Colour seems to matter to him. Also, the yellower biscuits may also have a stronger flavour. The texas toast (thanks for the info, it sounds like what they serve in Sizzler restaurants over here, we've got our own version of the recipe too) could actually be quite nutritious. Will he eat home-made texas toast or does it HAVE to be the packet stuff? If he'll eat the home-made, you might be able to make your own egg- or milk-enriched bread as a base. What sort of cheese is it? Bland like mozzarella, or strong like parmesan?
Have you read "The Curious Incident of the Dog in the Night-Time" by Mark Haddon? It's a novel, told in the first person by a main character who has Asperger's Syndrome and serious food Sensory Integration Disorder (SID) issues. It's a brilliant book, I enjoyed it purely for entertainment, but it's also very enlightening on what it is like from the Aspie's viewpoint. The character in the book doesn't like food to be touching, won't eat brown food (so carries a bottle of red food colouring) and also prefers vanilla (chocolate is brown!) although strawberry (it's red - that's good) is acceptable. He also doesn't like yellow things.

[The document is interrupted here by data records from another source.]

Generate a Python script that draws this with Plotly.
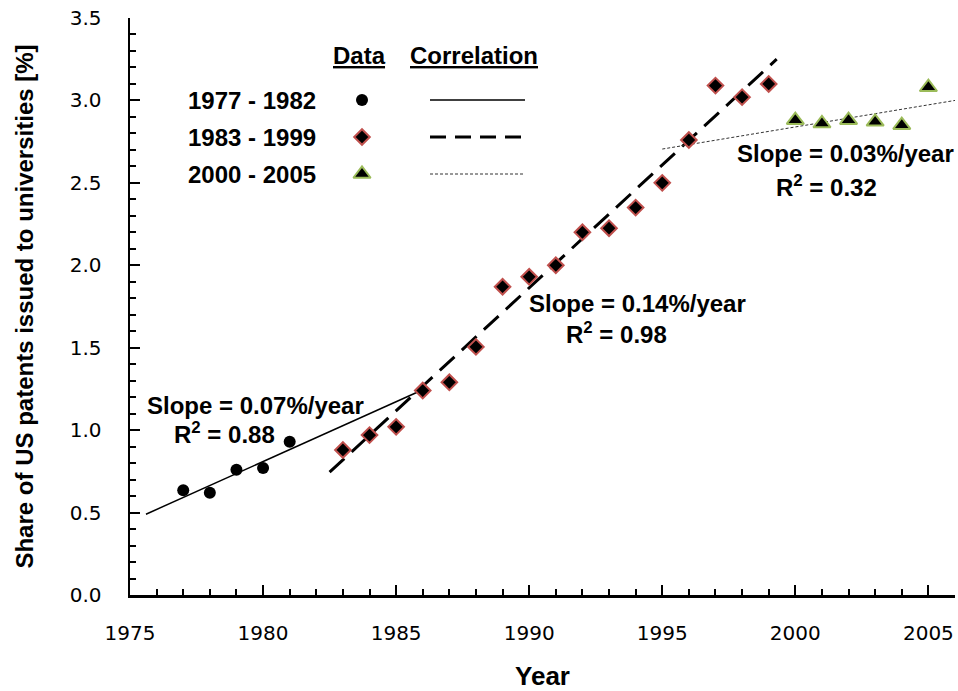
import plotly.graph_objects as go

# ---- data ----
years_a = [1977, 1978, 1979, 1980, 1981]
share_a = [0.635, 0.62, 0.76, 0.77, 0.93]

years_b = list(range(1983, 2000))
share_b = [0.88, 0.97, 1.02, 1.24, 1.29, 1.505, 1.87, 1.93, 2.00, 2.20, 2.225,
           2.35, 2.50, 2.76, 3.09, 3.02, 3.10]

years_c = [2000, 2001, 2002, 2003, 2004, 2005]
share_c = [2.88, 2.86, 2.88, 2.87, 2.85, 3.08]

# correlation (trend) line end points
trend_a_x = [1975.6, 1986.0]
trend_a_y = [0.49, 1.245]
trend_b_x = [1982.5, 1999.3]
trend_b_y = [0.745, 3.25]
trend_c_x = [1995.0, 2006.0]
trend_c_y = [2.705, 3.00]

legend_labels = ["1977 - 1982", "1983 - 1999", "2000 - 2005"]
x_ticks = [1975, 1980, 1985, 1990, 1995, 2000, 2005]
y_ticks = [0.0, 0.5, 1.0, 1.5, 2.0, 2.5, 3.0, 3.5]

W, H = 958, 691
L, R, T, B = 130, 955, 18, 595

circle = dict(symbol="circle", size=12, color="black")
diamond = dict(symbol="diamond", size=12, color="black",
               line=dict(color="#c0504d", width=2))
triangle = dict(symbol="triangle-up", size=15, color="black",
                line=dict(color="#9bbb59", width=2))
solid = dict(color="black", width=1.5)
dashed = dict(color="black", width=3, dash="20px,10px")
dotted = dict(color="#333333", width=1, dash="3px,2px")

fig = go.Figure()
fig.add_trace(go.Scatter(x=trend_a_x, y=trend_a_y, mode="lines", line=solid))
fig.add_trace(go.Scatter(x=trend_b_x, y=trend_b_y, mode="lines", line=dashed))
fig.add_trace(go.Scatter(x=trend_c_x, y=trend_c_y, mode="lines", line=dotted))
fig.add_trace(go.Scatter(x=years_a, y=share_a, mode="markers", marker=circle))
fig.add_trace(go.Scatter(x=years_b, y=share_b, mode="markers", marker=diamond))
fig.add_trace(go.Scatter(x=years_c, y=share_c, mode="markers", marker=triangle))

# legend table drawn on a pixel overlay axis
rows_y = [100, 137, 174]
for mk, yy in zip([circle, diamond, triangle], rows_y):
    fig.add_trace(go.Scatter(x=[362], y=[yy], mode="markers", marker=mk,
                             xaxis="x2", yaxis="y2"))
for ln, yy in zip([solid, dict(dashed, dash="16px,9px"), dotted], rows_y):
    fig.add_trace(go.Scatter(x=[430, 525], y=[yy, yy], mode="lines", line=ln,
                             xaxis="x2", yaxis="y2"))

bold = dict(family="Liberation Sans, Arial", size=24, color="black")
ann = []
for lab, yy in zip(legend_labels, rows_y):
    ann.append(dict(x=318, y=yy, xref="x2", yref="y2", text="<b>%s</b>" % lab,
                    showarrow=False, xanchor="right", yanchor="middle", font=bold))
hdr = dict(bold, lineposition="under")
ann.append(dict(x=359, y=55, xref="x2", yref="y2", text="<b>Data</b>",
                showarrow=False, xanchor="center", yanchor="middle", font=hdr))
ann.append(dict(x=474, y=55, xref="x2", yref="y2", text="<b>Correlation</b>",
                showarrow=False, xanchor="center", yanchor="middle", font=hdr))

def add_text(px, py, txt):
    ann.append(dict(x=px, y=py, xref="x2", yref="y2", text="<b>%s</b>" % txt,
                    showarrow=False, xanchor="center", yanchor="middle", font=bold))

add_text(255, 405, "Slope = 0.07%/year")
add_text(224, 433, "R<sup>2</sup> = 0.88")
add_text(637, 303, "Slope = 0.14%/year")
add_text(616, 333, "R<sup>2</sup> = 0.98")
add_text(845, 153, "Slope = 0.03%/year")
add_text(826, 186, "R<sup>2</sup> = 0.32")

fig.update_layout(
    width=W, height=H, showlegend=False,
    paper_bgcolor="white", plot_bgcolor="white",
    margin=dict(l=L, r=W - R, t=T, b=H - B, autoexpand=False),
    annotations=ann,
    xaxis=dict(range=[1975, 2006], tickvals=x_ticks, ticks="inside", ticklen=10,
               tickwidth=2, tickcolor="black", showline=True, linecolor="black",
               linewidth=2.5, showgrid=False, zeroline=False, ticklabelstandoff=18,
               ticklabeloverflow="allow",
               minor=dict(dtick=1, ticks="inside", ticklen=6, tickwidth=2,
                          tickcolor="black", showgrid=False),
               tickfont=dict(family="DejaVu Sans", size=20, color="black"),
               title=dict(text="<b>Year</b>", standoff=26,
                          font=dict(family="Liberation Sans, Arial", size=26,
                                    color="black"))),
    yaxis=dict(range=[0, 3.5], tickvals=y_ticks, tickformat=".1f", ticks="inside",
               ticklen=10, tickwidth=2, tickcolor="black", showline=True,
               linecolor="black", linewidth=2.5, showgrid=False, zeroline=False,
               ticklabelstandoff=22, ticklabeloverflow="allow",
               minor=dict(dtick=0.1, ticks="inside", ticklen=6, tickwidth=2,
                          tickcolor="black", showgrid=False),
               tickfont=dict(family="DejaVu Sans", size=20, color="black"),
               title=dict(text="<b>Share of US patents issued to universities [%]</b>",
                          standoff=30,
                          font=dict(family="Liberation Sans, Arial", size=24,
                                    color="black"))),
    xaxis2=dict(range=[L, R], overlaying="x", visible=False, fixedrange=True),
    yaxis2=dict(range=[B, T], overlaying="y", visible=False, fixedrange=True),
)

# remove the browser's default 8px body margin so the figure fills the window
fig.write_html("out.html",
               config={"displayModeBar": False, "staticPlot": True},
               post_script="document.body.style.margin='0';"
                           "document.body.style.overflow='hidden';")
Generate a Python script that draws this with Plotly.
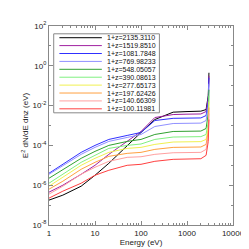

The juice is good - will he try it frozen? It's great especially in summer. What about juice with pureed fruit in it? I know difficult child 3 won't try that, but my other kids will. A vanilla banana smoothie using the supplement? There's a lot of vitamins and nutrition in that if he will eat bananas or drink something with that thick texture.
I agree with the suggestion to check if he has issues with swallowing. A speech pathologist is the person for that and maybe an assessment on language issues as well could be useful.
Have a look at www.childbrain.com
and do their informal online test. You can print the results and take it to his specialists for their opinion.
Will he eat rice? What about risotto? Cooking rice in stock instead of water can increase the protein content and still satisfy his carb craving. It can also be kept fairly bland for him. I cook risotto for my kids but I'm not allowed to put anything extra in it other than the initial bit of onion, and the chicken stock. No pieces of meat, no vegetables, nothing. But it's a great winter meal. They will let me put cheese in it right at the end. Not good if you're trying to LOSE weight, but filling and nourishing. What about pasta? Gnocchi? difficult child 3 loves home-made gnocchi (mashed potato, egg, flour - boiled as thimble-sized dumplings until they float then skimmed out and served with garlic butter) but easy child 2/difficult child 2 hates it (HER issues with Sensory Integration Disorder (SID)!). Home-made pasta & gnocchi are a great way to sneak in extra protein - I make my pasta with whole eggs and flour, no added water.
I dread the day when difficult child 3's favourite brand of frozen fish is no longer available. I've had to trawl the shops sometimes when it's been off the shelves, I stock up when I find it but when I have more in the freezer, he eats it faster.
You're already doing a lot of good stuff.